Excel formulas you picked for testing Irony - tough choice. I know, I may be sound too protective about my baby project, but pls don't forget that it is the "unusual nature" of excel formulas that gives you troubles; you would have the same problems in other parsers.
Jan 30, 2008 at 1:08 AM
Edited Jan 30, 2008 at 12:27 PM
You are OK being protective about your baby. You've more experience at this than me and you know the code. There's no way to get away from custom terminals and I now have a core set of 6: row ref (A1 and RC), col ref (A1 and RC), a float and an integer that understand when they should NOT be used. The float and number are re-implementations of NumberTerminal but the others inherit from IndentifierTerminal and use RegEx to workout if a part is valid. I take your point about performance. My new terminals are evaluated repeatedly - most often to rule out their use. Hand scanning the source would be faster - but more (and probably less modular) code. It's great to be able to define an option for the formula to include a function with argument list using a simple declaration like:

NAME + "(" + ARGUMENT + WithStar(COMMA + ARGUMENT) | Empty + ")"

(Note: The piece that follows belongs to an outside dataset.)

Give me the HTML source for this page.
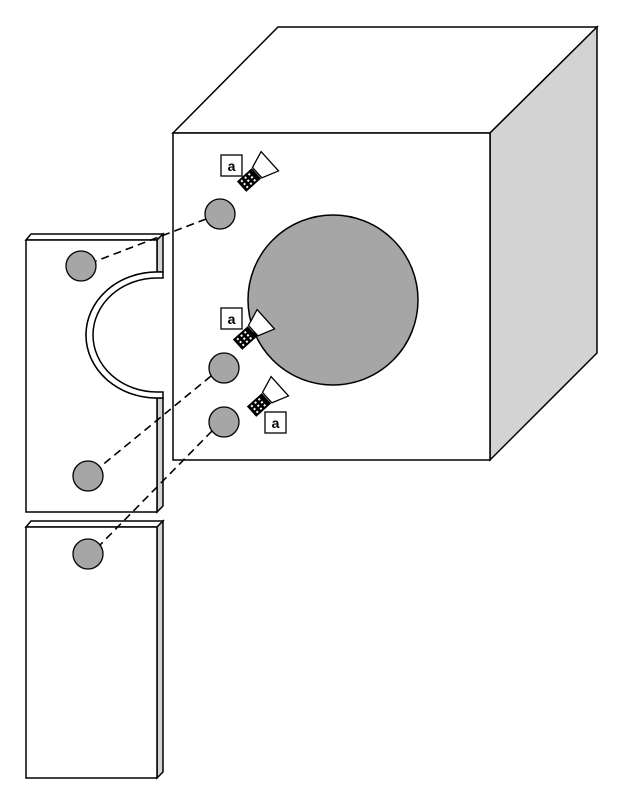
<!DOCTYPE html>
<html><head><style>body{margin:0;background:#fff}svg{display:block}</style></head>
<body>
<svg width="623" height="800" viewBox="0 0 623 800" xmlns="http://www.w3.org/2000/svg">
<defs>
<g id="scr">
  <rect x="-10" y="-7" width="20" height="14" fill="#000"/>
  <g fill="#fff">
    <rect x="-7" y="-5" width="2" height="2"/><rect x="-2" y="-5" width="2" height="2"/><rect x="3" y="-5" width="2" height="2"/>
    <rect x="-7" y="-1" width="2" height="2"/><rect x="-2" y="-1" width="2" height="2"/><rect x="3" y="-1" width="2" height="2"/>
    <rect x="-7" y="3" width="2" height="2"/><rect x="-2" y="3" width="2" height="2"/><rect x="3" y="3" width="2" height="2"/>
  </g>
  <polygon points="11,-7 28,-13 28,13 11,7" fill="#fff" stroke="#000" stroke-width="1.3"/>
</g>
</defs>
<g stroke="#000" stroke-width="1.5">
  <!-- cube -->
  <polygon points="173,133 278,27 597,27 490,133" fill="#fff"/>
  <polygon points="490,133 597,27 597,353 490,460" fill="#d3d3d3"/>
  <rect x="173" y="133" width="317" height="327" fill="#fff"/>
  <circle cx="333" cy="300" r="85" fill="#a6a6a6"/>

  <!-- left plate -->
  <polygon points="26,240 31,234 163,234 157,240" fill="#fff"/>
  <polygon points="157,240 163,234 163,272 157,272" fill="#d3d3d3"/>
  <polygon points="157,398 163,398 163,506 157,512" fill="#d3d3d3"/>
  <path d="M26,240 H157 V272 A71,63 0 0 0 157,398 V512 H26 Z" fill="#fff"/>
  <path d="M163,272 L157,272 A71,63 0 0 0 157,398 L163,398 L163,392 L157,392 A64,57 0 0 1 157,278 L163,278 Z" fill="#fff"/>
  <!-- bottom plate -->
  <polygon points="26,527 31,521 163,521 157,527" fill="#fff"/>
  <polygon points="157,527 163,521 163,772 157,778" fill="#d3d3d3"/>
  <rect x="26" y="527" width="131" height="251" fill="#fff"/>
</g>
<g stroke="#000" stroke-width="1.6" stroke-dasharray="8,5" fill="none">
  <line x1="206" y1="219" x2="96" y2="261"/>
  <line x1="211" y1="376" x2="100" y2="467"/>
  <line x1="212" y1="431" x2="100" y2="545"/>
</g>
<g fill="#a6a6a6" stroke="#000" stroke-width="1.3">
  <circle cx="220" cy="214" r="15"/>
  <circle cx="81" cy="266" r="15"/>
  <circle cx="224" cy="368" r="15"/>
  <circle cx="88" cy="476" r="15"/>
  <circle cx="224" cy="422" r="15"/>
  <circle cx="88" cy="554" r="15"/>
</g>
<use href="#scr" transform="translate(249,180) rotate(-42)"/>
<use href="#scr" transform="translate(245,338) rotate(-42)"/>
<use href="#scr" transform="translate(259,405) rotate(-42)"/>
<g fill="#fff" stroke="#000" stroke-width="1.3">
  <rect x="221" y="155" width="21" height="21"/>
  <rect x="221" y="308" width="21" height="21"/>
  <rect x="265" y="412" width="21" height="21"/>
</g>
<g font-family="Liberation Sans, sans-serif" font-weight="bold" font-size="14" text-anchor="middle">
  <text x="231.5" y="171">a</text>
  <text x="231.5" y="324">a</text>
  <text x="275.5" y="428">a</text>
</g>
</svg>
</body></html>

How great is that! Just a little bit easier than writing it by hand - and easier to comprehend. Fortunately in the scenario I'm thinking of scanning/parsing performance is not an issue. So making any code easy to maintain is why I'm so obsessed with being able to use the grammar as much as possible.

Thanks for the heads-up about CompilerContext.Values.

Yes, Excel formulas are "unusual". But they're a good proxy for a formula orientated syntax I have to use in a project. Irony seems to be able to cope. The real challenge is for me to use Irony correctly. It's good that it can be adapted to handle these formula, simple expressions or whole syntaxes like Python.

Thanks for your help.
Jan 30, 2008 at 5:43 AM
by the way, the function's formula can be written even simpler:

NAME + "(" + ARGUMENT.Star(",") + ")"

take care
Jan 30, 2008 at 12:33 PM
So I've updated to 6381 and there are a lot of changes! The CompilerContext is especially useful as the previous token is available in context.Compiler.Parser.CurrentToken while the next token is being evaluated.

I have come across one change that's a problem for me. Because I know the grammar I'm aiming at I've created place holder NTs for each NT that will be used - some of them don't have a Rule yet. These NTs cause a problem in CreateProductions() on line 172 because it assumes Rule will always be valid. In a final version that will be true but perhaps not in development. Adding a test for the null condition to the beginning of this line works for me.